The purpose of this study is to compare the sustainability and environmental impact of two aquaculture systems suitable for adoption in the U.S.: 1) a zero-exchange, recirculating indoor system, and 2) a photosynthetic, suspended-growth system applied in flushed outdoor ponds, the typical shrimp aquaculture system today. Shrimp are marine, warm-water species, with optimal temperatures for growth around 28oC. Thus, to be feasible, shrimp aquaculture in Michigan requires a greenhouse or indoor system with heating and temperature control, salt water prepared by adding salt or by using local brackish water sources, and water treatment to allow recycling of the water. The energy and material costs of such a system may exceed those of outdoor production facilities in warmer areas with ready access to salt water; however, other costs, such as marketing and transportation costs, may be reduced. Therefore, it is necessary to do a comprehensive financial, energy, and material analyses over a production cycle in order to produce an integrated assessment of the overall impact of the indoor system.
Our comparison will utilize life cycle analysis (LCA), mass balance modeling, evaluation of microbial communities in the indoor system, and cost-benefit analysis of both systems.
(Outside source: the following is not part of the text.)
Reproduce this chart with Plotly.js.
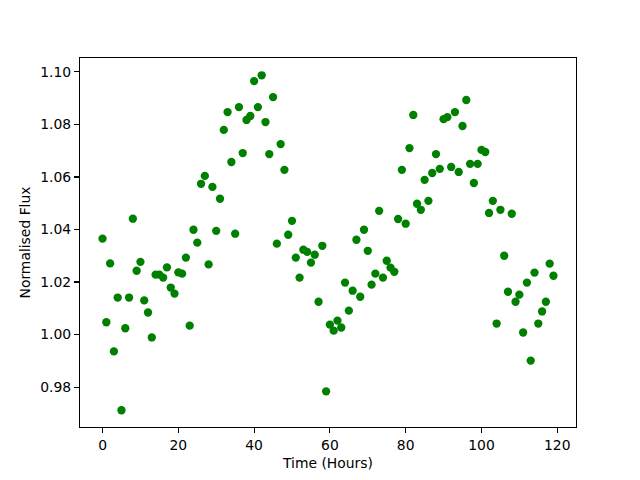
<!DOCTYPE html>
<html>
<head>
<meta charset="utf-8">
<script src="https://cdn.plot.ly/plotly-3.0.1.min.js"></script>
<style>html,body{margin:0;padding:0;background:#fff;}#chart{width:640px;height:480px;}</style>
</head>
<body>
<div id="chart"></div>
<script>
// Time in hours
var hours = [];
for (var i = 0; i < 120; i++) hours.push(i);

// Normalised flux
var flux = [
  1.0365, 1.0047, 1.0271, 0.9936, 1.0141, 0.9712, 1.0024, 1.0141, 1.0441, 1.0243,
  1.0277, 1.0130, 1.0084, 0.9989, 1.0228, 1.0228, 1.0217, 1.0256, 1.0179, 1.0156,
  1.0237, 1.0232, 1.0293, 1.0034, 1.0399, 1.0350, 1.0574, 1.0604, 1.0267, 1.0562,
  1.0395, 1.0517, 1.0779, 1.0847, 1.0657, 1.0384, 1.0866, 1.0691, 1.0817, 1.0832,
  1.0965, 1.0866, 1.0987, 1.0809, 1.0687, 1.0904, 1.0346, 1.0725, 1.0627, 1.0380,
  1.0433, 1.0293, 1.0217, 1.0323, 1.0315, 1.0274, 1.0304, 1.0125, 1.0338, 0.9784,
  1.0038, 1.0015, 1.0053, 1.0027, 1.0198, 1.0091, 1.0167, 1.0361, 1.0144, 1.0399,
  1.0319, 1.0190, 1.0232, 1.0471, 1.0217, 1.0281, 1.0255, 1.0239, 1.0440, 1.0627,
  1.0422, 1.0710, 1.0836, 1.0498, 1.0475, 1.0589, 1.0509, 1.0615, 1.0687, 1.0631,
  1.0820, 1.0828, 1.0638, 1.0847, 1.0619, 1.0794, 1.0893, 1.0650, 1.0577, 1.0650,
  1.0703, 1.0695, 1.0463, 1.0509, 1.0042, 1.0475, 1.0300, 1.0163, 1.0460, 1.0125,
  1.0152, 1.0008, 1.0198, 0.9901, 1.0236, 1.0042, 1.0088, 1.0125, 1.0270, 1.0224
];

var xTitle = "Time (Hours)";
var yTitle = "Normalised Flux";

var trace = {
  x: hours,
  y: flux,
  type: "scatter",
  mode: "markers",
  marker: {color: "#008000", size: 8.3, line: {width: 0}},
  hoverinfo: "none"
};

var font = {family: "DejaVu Sans", size: 13.9, color: "#000"};

var layout = {
  width: 640,
  height: 480,
  margin: {l: 80, r: 64, t: 57.6, b: 52.8, pad: 0},
  paper_bgcolor: "#fff",
  plot_bgcolor: "#fff",
  font: font,
  showlegend: false,
  xaxis: {
    range: [-5.95, 124.95],
    tickmode: "linear", tick0: 0, dtick: 20,
    ticks: "outside", ticklen: 4.9, tickwidth: 1.1, tickcolor: "#000",
    showline: true, linecolor: "#000", linewidth: 1.1, mirror: true,
    showgrid: false, zeroline: false,
    tickfont: font,
    automargin: false,
    title: {text: xTitle, font: font, standoff: 6}
  },
  yaxis: {
    range: [0.96482, 1.10528],
    tickmode: "linear", tick0: 0.98, dtick: 0.02, tickformat: ".2f",
    ticks: "outside", ticklen: 4.9, tickwidth: 1.1, tickcolor: "#000",
    showline: true, linecolor: "#000", linewidth: 1.1, mirror: true,
    showgrid: false, zeroline: false,
    tickfont: font,
    automargin: false,
    title: {text: yTitle, font: font, standoff: 6}
  }
};

Plotly.newPlot("chart", [trace], layout, {staticPlot: true, displayModeBar: false});
</script>
</body>
</html>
The indoor shrimp aquaculture system is relatively unstudied and will require field analysis. We already have sufficient data on a model outdoor shrimp pond system to do the major analysis needed for LCA and mass balance modeling.
The major objectives of this study include:
1. Perform LCA and life cycle cost analysis (LCCA) for two shrimp aquaculture systems, with emphasis on comparing an outdoor, flushed pond system and a zero-exchange, recirculating indoor system.
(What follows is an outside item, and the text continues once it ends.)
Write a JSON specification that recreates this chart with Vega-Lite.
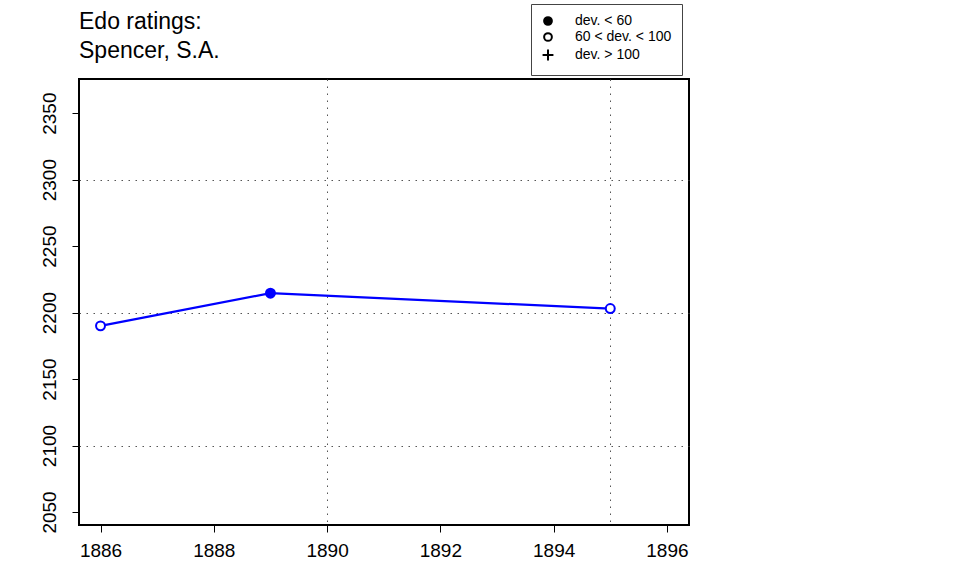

2. Develop mass balance models of the two shrimp aquaculture systems to make it possible to evaluate methods to improve the economics and reduce the environmental impacts of these systems.
3. Collect microbial, chemical, and other data from the indoor system to understand its longterm sustainability of water quality.
4. Build a lab-scale aquaculture system to experimentally evaluate best ideas generated from objectives 2-3 using principles of life cycle design.
The combined results of this work will test whether indoor aquaculture systems are more sustainable than outdoor systems in a common currency (energy, nutrients, etc.). Indoor systems have advantages in controlling disease, since they are enclosed and are removed from disease sources in marine systems. They could provide a new agriculture system of benefit to inland states like Michigan, and could significantly reduce the transportation costs and burdens of shrimp sourced from overseas and sold in metropolitan areas like Chicago and Detroit. At a minimum, this approach will help elucidate the relative advantages of indoor and outdoor shrimp aquaculture and determine the role of microbes in shrimp aquaculture, and at maximum, it will provide stimulus for a new industry in the state and region. In addition, this study will begin the analysis of environmental impacts for disparate food production systems that involve largely different costs and environmental effects, and in the future, we envision using such an approach to compare aquaculture and wild fisheries, as well as aquaculture and other agriculture systems, in a common currency.